• Exercise aim:
Pictures stay out of the copy. Please reproduce only the lines between the one holding "Write a Python" and the one holding "0.056, 0.068, 0.073]", inclusive.

• Dataset entries:
(begin)

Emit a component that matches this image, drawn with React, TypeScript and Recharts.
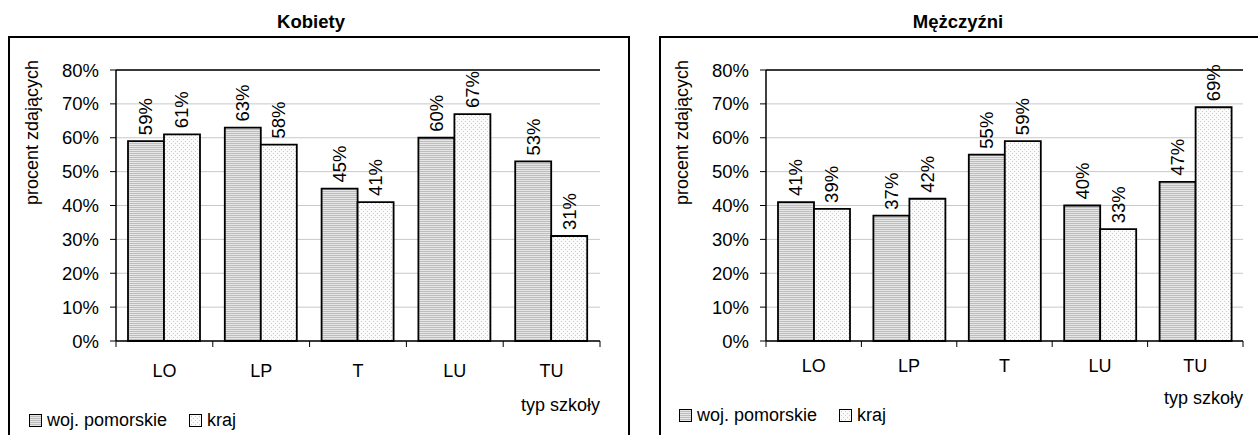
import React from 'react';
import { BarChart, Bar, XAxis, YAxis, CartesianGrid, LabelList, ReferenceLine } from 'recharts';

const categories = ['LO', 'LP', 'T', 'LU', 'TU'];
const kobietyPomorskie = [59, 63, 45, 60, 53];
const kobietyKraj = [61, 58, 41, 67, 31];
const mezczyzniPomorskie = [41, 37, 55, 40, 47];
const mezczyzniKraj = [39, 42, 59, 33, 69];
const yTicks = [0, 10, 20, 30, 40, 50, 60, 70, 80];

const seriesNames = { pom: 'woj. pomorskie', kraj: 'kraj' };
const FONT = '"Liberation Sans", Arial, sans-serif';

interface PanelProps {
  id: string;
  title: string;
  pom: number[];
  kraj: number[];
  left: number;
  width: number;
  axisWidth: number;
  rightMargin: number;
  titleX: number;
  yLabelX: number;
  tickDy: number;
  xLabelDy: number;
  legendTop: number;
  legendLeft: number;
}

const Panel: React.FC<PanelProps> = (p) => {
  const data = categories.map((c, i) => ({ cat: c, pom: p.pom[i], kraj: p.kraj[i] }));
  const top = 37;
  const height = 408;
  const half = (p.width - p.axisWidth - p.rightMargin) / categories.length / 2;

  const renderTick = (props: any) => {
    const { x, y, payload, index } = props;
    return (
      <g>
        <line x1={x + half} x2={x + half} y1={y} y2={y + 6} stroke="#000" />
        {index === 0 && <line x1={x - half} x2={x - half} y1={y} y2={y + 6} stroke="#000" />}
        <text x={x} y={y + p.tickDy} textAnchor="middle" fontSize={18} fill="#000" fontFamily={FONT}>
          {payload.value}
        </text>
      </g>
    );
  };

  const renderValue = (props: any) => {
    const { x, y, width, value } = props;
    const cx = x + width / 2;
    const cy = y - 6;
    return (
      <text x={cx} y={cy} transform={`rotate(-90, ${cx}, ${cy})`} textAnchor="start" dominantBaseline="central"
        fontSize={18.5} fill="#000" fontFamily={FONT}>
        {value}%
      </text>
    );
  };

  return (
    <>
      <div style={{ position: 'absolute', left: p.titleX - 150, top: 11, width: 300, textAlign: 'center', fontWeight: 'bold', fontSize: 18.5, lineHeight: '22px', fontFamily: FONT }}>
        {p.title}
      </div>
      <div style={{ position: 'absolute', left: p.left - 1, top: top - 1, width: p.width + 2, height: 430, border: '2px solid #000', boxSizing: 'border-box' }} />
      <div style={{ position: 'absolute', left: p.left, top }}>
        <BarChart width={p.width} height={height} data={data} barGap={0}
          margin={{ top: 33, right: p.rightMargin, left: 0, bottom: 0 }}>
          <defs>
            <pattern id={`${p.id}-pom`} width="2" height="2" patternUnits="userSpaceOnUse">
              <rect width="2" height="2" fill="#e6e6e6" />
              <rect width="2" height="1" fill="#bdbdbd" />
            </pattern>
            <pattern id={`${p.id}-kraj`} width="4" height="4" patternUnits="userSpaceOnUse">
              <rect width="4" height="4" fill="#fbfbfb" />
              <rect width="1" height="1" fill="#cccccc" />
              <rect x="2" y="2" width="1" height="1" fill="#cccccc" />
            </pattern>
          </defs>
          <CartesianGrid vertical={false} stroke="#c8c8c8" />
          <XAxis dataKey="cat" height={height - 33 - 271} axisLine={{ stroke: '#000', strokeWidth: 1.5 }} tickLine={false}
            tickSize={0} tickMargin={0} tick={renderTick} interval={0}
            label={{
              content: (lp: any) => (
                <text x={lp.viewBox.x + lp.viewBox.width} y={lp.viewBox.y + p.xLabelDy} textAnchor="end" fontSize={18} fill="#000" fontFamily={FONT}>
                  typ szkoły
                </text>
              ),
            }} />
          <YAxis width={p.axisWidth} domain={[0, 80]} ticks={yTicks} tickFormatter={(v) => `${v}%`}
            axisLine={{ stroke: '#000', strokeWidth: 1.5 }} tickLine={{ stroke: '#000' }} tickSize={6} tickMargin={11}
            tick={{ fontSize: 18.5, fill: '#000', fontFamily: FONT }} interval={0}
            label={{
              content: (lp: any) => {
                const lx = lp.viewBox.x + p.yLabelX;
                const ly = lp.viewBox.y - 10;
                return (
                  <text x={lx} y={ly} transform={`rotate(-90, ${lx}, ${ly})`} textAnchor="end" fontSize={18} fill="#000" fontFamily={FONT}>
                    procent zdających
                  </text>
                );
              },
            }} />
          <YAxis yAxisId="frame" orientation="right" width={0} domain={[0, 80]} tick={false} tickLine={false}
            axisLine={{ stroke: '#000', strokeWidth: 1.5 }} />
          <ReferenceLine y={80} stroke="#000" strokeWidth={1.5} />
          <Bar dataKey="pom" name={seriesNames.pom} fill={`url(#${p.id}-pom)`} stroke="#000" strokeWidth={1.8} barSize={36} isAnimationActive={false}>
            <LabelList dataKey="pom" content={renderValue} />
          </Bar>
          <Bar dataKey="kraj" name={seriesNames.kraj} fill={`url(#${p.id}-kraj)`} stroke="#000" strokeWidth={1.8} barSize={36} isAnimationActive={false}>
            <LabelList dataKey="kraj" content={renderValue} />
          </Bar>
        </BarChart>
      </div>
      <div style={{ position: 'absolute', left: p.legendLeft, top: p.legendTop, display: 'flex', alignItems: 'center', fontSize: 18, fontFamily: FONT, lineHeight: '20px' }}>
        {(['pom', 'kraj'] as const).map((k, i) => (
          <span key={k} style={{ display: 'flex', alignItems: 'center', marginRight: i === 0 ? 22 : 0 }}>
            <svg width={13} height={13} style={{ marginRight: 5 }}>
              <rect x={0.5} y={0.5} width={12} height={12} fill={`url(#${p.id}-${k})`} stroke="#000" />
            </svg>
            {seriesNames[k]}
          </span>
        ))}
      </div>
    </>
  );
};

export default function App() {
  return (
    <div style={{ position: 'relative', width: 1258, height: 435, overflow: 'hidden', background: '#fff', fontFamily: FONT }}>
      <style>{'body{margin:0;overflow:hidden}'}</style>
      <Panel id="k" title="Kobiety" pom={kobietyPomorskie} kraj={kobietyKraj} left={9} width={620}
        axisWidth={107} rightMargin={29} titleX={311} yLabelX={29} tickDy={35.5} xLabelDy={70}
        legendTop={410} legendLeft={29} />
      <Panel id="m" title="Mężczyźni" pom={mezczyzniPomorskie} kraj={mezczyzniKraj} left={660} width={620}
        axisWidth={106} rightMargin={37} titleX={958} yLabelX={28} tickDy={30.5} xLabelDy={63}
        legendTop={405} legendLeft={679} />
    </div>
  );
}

(end)
(begin)

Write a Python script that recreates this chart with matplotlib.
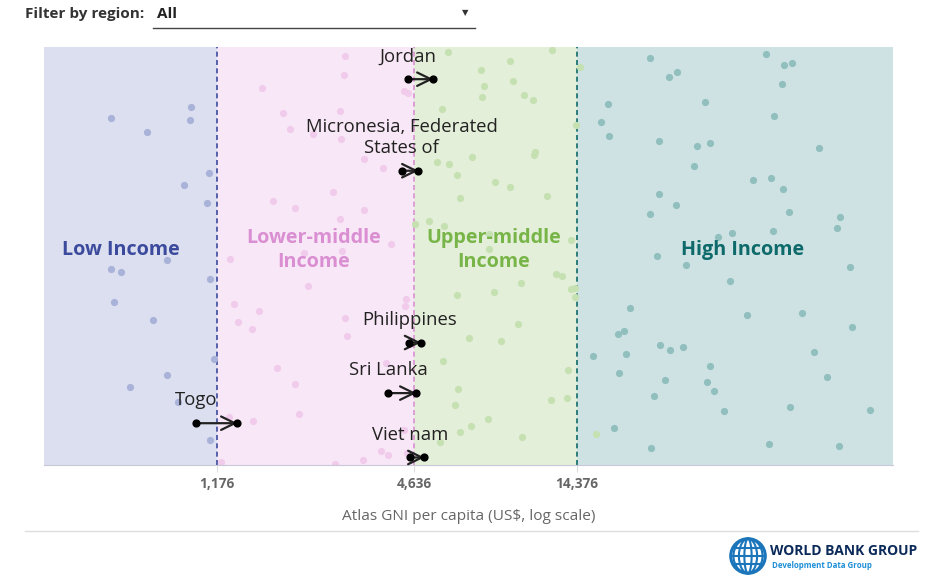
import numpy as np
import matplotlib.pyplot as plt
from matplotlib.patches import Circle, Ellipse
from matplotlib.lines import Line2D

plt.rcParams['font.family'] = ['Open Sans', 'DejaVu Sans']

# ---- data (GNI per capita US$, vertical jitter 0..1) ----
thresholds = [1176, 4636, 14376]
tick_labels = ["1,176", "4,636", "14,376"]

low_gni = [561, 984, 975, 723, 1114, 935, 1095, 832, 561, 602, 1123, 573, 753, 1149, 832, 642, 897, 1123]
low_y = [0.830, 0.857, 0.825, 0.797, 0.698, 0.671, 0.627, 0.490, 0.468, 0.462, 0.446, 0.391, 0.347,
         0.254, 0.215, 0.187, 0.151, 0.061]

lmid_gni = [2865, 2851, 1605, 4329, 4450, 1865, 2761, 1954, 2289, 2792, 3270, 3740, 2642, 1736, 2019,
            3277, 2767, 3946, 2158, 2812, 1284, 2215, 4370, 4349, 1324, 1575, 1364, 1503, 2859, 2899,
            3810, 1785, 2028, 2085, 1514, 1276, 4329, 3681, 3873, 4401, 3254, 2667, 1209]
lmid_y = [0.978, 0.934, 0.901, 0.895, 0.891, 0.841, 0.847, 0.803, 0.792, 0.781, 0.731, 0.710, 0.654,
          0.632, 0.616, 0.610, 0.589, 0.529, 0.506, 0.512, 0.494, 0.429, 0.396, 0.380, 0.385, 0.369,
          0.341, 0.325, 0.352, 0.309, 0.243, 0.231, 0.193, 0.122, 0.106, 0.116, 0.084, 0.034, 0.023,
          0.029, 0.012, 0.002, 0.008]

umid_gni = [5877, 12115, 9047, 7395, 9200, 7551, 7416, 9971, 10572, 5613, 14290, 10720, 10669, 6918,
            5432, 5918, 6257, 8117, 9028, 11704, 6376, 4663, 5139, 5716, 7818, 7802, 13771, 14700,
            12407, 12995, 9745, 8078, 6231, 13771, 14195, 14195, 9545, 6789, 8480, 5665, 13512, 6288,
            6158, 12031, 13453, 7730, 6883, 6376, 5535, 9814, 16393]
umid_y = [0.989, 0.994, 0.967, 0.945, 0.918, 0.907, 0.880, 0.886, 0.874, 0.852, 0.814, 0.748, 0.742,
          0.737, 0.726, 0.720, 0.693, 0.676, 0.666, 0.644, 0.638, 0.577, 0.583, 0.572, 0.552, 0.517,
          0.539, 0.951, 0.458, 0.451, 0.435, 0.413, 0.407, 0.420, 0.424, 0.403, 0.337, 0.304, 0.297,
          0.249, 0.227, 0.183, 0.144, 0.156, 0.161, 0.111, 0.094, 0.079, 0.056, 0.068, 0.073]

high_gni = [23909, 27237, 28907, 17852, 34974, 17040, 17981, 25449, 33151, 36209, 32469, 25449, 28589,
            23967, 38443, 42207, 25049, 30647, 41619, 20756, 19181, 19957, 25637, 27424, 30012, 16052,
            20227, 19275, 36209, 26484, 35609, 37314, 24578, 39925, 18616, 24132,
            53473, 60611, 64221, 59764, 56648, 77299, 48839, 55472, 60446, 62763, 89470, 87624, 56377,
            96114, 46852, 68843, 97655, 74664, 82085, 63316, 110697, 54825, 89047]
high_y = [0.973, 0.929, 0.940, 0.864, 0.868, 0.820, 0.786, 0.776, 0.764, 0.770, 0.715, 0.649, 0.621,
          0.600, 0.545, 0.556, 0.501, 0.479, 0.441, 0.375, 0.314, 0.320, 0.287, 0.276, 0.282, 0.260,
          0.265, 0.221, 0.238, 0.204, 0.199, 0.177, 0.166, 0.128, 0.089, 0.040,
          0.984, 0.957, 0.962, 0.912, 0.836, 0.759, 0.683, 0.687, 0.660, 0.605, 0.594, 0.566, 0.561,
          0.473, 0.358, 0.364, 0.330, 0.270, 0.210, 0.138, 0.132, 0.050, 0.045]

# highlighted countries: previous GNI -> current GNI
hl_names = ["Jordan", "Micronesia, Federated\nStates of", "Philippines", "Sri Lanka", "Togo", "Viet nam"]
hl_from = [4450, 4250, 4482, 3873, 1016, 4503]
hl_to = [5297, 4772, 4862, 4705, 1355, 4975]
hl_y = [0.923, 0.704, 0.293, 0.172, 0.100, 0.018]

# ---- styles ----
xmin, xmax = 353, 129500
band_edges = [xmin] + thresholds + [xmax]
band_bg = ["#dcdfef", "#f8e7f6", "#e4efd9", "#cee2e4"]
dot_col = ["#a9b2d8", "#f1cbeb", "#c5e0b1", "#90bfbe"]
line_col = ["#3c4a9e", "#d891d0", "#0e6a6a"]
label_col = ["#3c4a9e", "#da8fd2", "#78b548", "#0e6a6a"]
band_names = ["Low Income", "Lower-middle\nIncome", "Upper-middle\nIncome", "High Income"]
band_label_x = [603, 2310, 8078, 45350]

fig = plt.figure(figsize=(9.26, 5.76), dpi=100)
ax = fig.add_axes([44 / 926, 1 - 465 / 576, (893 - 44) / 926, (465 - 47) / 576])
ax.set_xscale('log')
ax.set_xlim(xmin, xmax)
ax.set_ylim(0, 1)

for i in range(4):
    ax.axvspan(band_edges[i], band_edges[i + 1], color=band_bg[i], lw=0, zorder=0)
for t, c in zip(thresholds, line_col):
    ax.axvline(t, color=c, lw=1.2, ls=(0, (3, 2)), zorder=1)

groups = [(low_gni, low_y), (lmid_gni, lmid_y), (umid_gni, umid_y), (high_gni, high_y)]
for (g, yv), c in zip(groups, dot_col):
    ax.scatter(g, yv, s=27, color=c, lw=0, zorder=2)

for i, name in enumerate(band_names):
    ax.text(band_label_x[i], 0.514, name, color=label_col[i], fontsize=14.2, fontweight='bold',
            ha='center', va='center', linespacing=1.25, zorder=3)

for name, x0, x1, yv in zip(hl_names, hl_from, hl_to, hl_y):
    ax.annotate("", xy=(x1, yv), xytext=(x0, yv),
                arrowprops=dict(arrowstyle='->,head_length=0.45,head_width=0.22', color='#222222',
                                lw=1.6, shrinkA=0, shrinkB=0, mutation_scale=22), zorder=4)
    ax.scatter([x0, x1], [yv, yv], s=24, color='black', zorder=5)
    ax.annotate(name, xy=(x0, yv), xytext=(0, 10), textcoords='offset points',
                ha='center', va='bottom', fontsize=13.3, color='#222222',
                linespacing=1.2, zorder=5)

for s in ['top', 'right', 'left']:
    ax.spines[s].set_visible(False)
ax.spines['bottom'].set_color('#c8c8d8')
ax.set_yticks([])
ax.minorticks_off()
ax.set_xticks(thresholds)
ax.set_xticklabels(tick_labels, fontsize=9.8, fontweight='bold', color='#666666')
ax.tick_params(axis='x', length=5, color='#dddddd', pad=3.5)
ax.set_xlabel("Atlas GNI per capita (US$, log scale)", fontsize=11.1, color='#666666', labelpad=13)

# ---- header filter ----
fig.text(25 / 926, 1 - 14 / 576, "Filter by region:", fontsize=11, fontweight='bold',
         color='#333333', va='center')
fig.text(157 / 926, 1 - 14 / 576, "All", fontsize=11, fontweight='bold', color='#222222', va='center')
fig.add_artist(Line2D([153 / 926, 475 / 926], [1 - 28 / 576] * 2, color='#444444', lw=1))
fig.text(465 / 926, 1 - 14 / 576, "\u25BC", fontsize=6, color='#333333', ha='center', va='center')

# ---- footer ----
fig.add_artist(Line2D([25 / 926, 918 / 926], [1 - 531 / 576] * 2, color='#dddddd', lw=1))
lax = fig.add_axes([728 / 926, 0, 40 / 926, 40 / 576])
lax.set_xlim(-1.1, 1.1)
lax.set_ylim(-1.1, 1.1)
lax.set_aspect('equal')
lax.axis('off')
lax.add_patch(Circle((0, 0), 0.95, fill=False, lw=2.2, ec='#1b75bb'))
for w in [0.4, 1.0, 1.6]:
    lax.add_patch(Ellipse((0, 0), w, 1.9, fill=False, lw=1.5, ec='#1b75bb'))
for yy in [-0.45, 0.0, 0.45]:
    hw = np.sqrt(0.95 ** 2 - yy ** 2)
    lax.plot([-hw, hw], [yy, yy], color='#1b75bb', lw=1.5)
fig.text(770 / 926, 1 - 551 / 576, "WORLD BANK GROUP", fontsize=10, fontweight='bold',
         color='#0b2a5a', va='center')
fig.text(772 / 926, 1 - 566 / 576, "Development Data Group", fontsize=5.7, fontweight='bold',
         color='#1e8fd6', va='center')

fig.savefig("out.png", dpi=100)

(end)
(begin)

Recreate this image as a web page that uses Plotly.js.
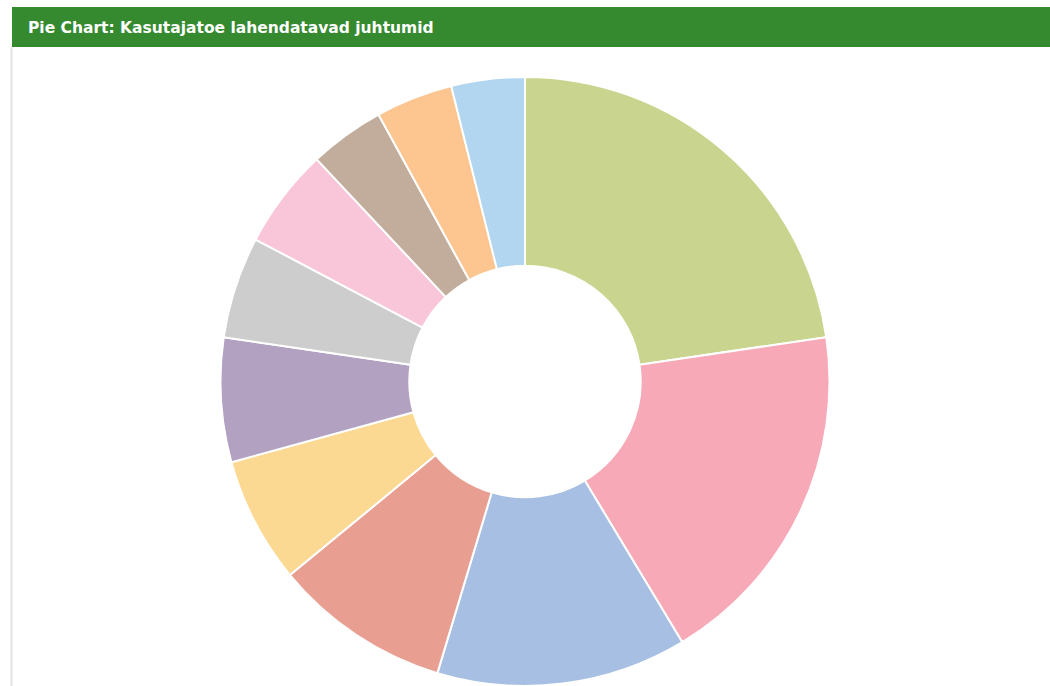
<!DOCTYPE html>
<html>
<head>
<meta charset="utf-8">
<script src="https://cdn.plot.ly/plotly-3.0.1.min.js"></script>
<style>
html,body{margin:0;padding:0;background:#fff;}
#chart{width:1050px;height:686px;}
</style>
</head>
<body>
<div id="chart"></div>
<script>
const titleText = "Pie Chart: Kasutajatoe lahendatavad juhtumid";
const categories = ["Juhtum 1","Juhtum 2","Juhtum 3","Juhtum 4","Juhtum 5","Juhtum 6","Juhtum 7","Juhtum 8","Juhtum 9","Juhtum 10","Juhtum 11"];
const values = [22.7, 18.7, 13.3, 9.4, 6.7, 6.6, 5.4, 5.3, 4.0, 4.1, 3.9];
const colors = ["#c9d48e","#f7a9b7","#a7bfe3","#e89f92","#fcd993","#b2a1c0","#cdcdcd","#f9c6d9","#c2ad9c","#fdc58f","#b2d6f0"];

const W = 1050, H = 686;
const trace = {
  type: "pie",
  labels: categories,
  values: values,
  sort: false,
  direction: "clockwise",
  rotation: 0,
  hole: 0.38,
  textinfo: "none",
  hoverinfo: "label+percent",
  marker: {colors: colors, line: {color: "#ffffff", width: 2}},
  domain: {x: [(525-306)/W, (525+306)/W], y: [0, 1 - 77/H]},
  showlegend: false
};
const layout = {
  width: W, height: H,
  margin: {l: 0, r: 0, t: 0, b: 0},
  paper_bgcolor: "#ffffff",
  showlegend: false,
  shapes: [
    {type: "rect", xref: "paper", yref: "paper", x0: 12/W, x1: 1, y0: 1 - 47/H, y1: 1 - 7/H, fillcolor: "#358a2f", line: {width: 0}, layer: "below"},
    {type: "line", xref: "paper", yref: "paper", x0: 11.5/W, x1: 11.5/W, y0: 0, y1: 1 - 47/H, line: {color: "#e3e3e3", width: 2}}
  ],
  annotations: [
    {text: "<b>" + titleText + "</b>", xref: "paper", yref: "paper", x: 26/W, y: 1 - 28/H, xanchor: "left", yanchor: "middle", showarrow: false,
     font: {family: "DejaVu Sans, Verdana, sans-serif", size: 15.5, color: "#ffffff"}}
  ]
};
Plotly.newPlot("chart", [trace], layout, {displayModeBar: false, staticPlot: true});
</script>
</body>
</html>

(end)

• The answer:
Write a Python script that recreates this chart with matplotlib.
import numpy as np
import matplotlib.pyplot as plt
from matplotlib.patches import Circle, Ellipse
from matplotlib.lines import Line2D

plt.rcParams['font.family'] = ['Open Sans', 'DejaVu Sans']

# ---- data (GNI per capita US$, vertical jitter 0..1) ----
thresholds = [1176, 4636, 14376]
tick_labels = ["1,176", "4,636", "14,376"]

low_gni = [561, 984, 975, 723, 1114, 935, 1095, 832, 561, 602, 1123, 573, 753, 1149, 832, 642, 897, 1123]
low_y = [0.830, 0.857, 0.825, 0.797, 0.698, 0.671, 0.627, 0.490, 0.468, 0.462, 0.446, 0.391, 0.347,
         0.254, 0.215, 0.187, 0.151, 0.061]

lmid_gni = [2865, 2851, 1605, 4329, 4450, 1865, 2761, 1954, 2289, 2792, 3270, 3740, 2642, 1736, 2019,
            3277, 2767, 3946, 2158, 2812, 1284, 2215, 4370, 4349, 1324, 1575, 1364, 1503, 2859, 2899,
            3810, 1785, 2028, 2085, 1514, 1276, 4329, 3681, 3873, 4401, 3254, 2667, 1209]
lmid_y = [0.978, 0.934, 0.901, 0.895, 0.891, 0.841, 0.847, 0.803, 0.792, 0.781, 0.731, 0.710, 0.654,
          0.632, 0.616, 0.610, 0.589, 0.529, 0.506, 0.512, 0.494, 0.429, 0.396, 0.380, 0.385, 0.369,
          0.341, 0.325, 0.352, 0.309, 0.243, 0.231, 0.193, 0.122, 0.106, 0.116, 0.084, 0.034, 0.023,
          0.029, 0.012, 0.002, 0.008]

umid_gni = [5877, 12115, 9047, 7395, 9200, 7551, 7416, 9971, 10572, 5613, 14290, 10720, 10669, 6918,
            5432, 5918, 6257, 8117, 9028, 11704, 6376, 4663, 5139, 5716, 7818, 7802, 13771, 14700,
            12407, 12995, 9745, 8078, 6231, 13771, 14195, 14195, 9545, 6789, 8480, 5665, 13512, 6288,
            6158, 12031, 13453, 7730, 6883, 6376, 5535, 9814, 16393]
umid_y = [0.989, 0.994, 0.967, 0.945, 0.918, 0.907, 0.880, 0.886, 0.874, 0.852, 0.814, 0.748, 0.742,
          0.737, 0.726, 0.720, 0.693, 0.676, 0.666, 0.644, 0.638, 0.577, 0.583, 0.572, 0.552, 0.517,
          0.539, 0.951, 0.458, 0.451, 0.435, 0.413, 0.407, 0.420, 0.424, 0.403, 0.337, 0.304, 0.297,
          0.249, 0.227, 0.183, 0.144, 0.156, 0.161, 0.111, 0.094, 0.079, 0.056, 0.068, 0.073]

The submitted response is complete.